The abstract boundary—a new approach to singularities of manifolds

Abstract

A new scheme is proposed for dealing with the problem of singularities in General Relativity. The proposal is, however, much more general than this. It can be used to deal with manifolds of any dimension which are endowed with nothing more than an affine connection, and requires a family C of curves satisfying a bounded parameter property to be specified at the outset. All affinely parametrised geodesics are usually included in this family, but different choices of family C will in general lead to different singularity structures. Our key notion is the abstract boundary or a-boundary of a manifold, which is defined for any manifold M and is independent of both the affine connection and the chosen family C of curves. The a-boundary is made up of equivalence classes of boundary points of M in all possible open embeddings. It is shown that for a pseudo-Riemannian manifold ( M , g) with a specified family C of curves, the abstract boundary points can then be split up into four main categories—regular, points at infinity, unapproachable points and singularities. Precise definitions are also provided for the notions of a removable singularity and a directional singularity.
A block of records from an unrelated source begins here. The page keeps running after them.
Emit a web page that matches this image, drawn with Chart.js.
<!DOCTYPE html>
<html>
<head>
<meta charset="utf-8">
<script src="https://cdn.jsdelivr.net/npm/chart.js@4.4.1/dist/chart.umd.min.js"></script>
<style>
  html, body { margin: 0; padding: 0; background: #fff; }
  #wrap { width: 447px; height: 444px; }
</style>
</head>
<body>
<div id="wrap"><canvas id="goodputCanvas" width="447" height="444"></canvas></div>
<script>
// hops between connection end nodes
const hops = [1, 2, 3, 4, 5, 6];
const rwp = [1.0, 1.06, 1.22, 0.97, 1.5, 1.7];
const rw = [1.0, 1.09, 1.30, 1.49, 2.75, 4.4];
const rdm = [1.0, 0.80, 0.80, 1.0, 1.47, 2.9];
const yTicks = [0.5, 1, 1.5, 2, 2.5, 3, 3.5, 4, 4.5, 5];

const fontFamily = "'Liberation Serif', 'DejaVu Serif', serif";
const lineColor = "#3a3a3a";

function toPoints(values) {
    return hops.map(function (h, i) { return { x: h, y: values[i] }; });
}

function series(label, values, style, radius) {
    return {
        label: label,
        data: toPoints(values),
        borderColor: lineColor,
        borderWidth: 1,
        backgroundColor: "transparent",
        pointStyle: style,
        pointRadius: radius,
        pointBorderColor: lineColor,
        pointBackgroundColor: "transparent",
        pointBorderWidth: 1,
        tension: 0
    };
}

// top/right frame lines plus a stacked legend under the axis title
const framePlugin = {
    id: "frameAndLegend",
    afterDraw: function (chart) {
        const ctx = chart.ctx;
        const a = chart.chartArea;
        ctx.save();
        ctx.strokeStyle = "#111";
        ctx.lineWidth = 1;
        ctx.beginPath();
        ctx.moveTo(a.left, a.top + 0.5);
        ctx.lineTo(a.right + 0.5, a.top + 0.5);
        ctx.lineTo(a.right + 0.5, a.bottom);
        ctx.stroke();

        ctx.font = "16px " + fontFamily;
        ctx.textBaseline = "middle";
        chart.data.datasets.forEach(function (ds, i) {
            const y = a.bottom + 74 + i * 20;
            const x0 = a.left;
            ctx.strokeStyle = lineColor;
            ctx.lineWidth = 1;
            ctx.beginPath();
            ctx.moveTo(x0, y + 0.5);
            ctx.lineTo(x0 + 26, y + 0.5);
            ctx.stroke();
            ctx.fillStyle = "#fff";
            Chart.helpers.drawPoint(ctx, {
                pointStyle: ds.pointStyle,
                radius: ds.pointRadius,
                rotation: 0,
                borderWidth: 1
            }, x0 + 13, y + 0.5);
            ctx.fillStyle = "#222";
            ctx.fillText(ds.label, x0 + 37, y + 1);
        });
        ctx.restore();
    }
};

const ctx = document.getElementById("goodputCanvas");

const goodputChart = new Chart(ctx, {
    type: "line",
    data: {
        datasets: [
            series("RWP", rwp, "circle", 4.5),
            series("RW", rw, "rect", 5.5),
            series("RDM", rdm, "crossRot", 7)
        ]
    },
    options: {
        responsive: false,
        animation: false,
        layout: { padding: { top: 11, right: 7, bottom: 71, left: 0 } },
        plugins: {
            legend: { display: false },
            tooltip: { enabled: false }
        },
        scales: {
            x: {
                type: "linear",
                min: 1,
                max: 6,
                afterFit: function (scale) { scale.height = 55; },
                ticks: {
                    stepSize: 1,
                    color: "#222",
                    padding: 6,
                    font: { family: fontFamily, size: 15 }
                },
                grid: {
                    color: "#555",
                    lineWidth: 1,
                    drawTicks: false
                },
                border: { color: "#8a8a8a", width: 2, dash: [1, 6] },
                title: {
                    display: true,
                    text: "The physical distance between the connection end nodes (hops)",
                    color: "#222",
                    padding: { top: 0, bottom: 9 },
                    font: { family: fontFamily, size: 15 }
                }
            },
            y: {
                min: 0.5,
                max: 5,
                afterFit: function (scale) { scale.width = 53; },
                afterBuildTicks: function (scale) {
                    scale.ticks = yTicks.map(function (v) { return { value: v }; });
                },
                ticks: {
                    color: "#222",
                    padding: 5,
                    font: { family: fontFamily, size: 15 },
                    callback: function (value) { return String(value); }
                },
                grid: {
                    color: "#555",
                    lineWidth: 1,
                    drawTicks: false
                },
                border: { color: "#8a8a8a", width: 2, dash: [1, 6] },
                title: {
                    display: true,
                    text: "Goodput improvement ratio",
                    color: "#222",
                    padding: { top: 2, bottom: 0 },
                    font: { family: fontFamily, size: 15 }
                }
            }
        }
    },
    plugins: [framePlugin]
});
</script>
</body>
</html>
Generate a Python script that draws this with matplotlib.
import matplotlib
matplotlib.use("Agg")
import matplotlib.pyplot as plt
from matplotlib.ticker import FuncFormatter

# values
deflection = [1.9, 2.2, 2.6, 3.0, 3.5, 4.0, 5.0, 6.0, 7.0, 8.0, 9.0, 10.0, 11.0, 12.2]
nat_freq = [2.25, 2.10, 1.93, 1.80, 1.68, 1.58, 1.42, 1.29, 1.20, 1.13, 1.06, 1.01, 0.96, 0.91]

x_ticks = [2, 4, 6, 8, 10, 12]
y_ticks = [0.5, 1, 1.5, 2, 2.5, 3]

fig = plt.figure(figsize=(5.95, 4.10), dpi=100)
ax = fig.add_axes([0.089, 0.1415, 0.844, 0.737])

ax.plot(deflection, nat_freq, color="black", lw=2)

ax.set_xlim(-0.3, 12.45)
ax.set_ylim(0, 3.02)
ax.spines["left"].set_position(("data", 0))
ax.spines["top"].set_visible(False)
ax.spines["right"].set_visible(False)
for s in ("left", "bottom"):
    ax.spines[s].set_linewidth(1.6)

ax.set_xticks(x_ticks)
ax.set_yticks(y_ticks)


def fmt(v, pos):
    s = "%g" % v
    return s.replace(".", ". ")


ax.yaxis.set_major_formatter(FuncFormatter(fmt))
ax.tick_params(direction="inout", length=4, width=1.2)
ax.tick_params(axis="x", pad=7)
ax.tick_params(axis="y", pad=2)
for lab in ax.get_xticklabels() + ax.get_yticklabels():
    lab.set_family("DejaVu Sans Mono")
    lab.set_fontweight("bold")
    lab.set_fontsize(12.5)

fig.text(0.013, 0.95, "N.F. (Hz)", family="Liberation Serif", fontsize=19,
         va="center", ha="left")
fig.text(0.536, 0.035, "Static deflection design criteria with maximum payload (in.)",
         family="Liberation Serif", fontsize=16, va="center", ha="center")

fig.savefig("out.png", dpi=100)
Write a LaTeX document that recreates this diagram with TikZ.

The pseudo-Riemannian manifold will be said to be singularity-free if its abstract boundary contains no singularities. The scheme passes a number of tests required of any theory of singularities. For instance, it is shown that all compact manifolds are singularity-free, irrespective of the metric and chosen family C . All geodesically complete pseudo-Riemannian manifolds are also singularity-free if the family C simply consists of all affinely parametrised geodesics. Furthermore, if any closed region is excised from a singularity-free manifold then the resulting manifold is still singularity-free. Numerous examples are given throughout the text. Problematic cases posed by Geroch and Misner are discussed in the context of the a-boundary and are shown to be readily accommodated.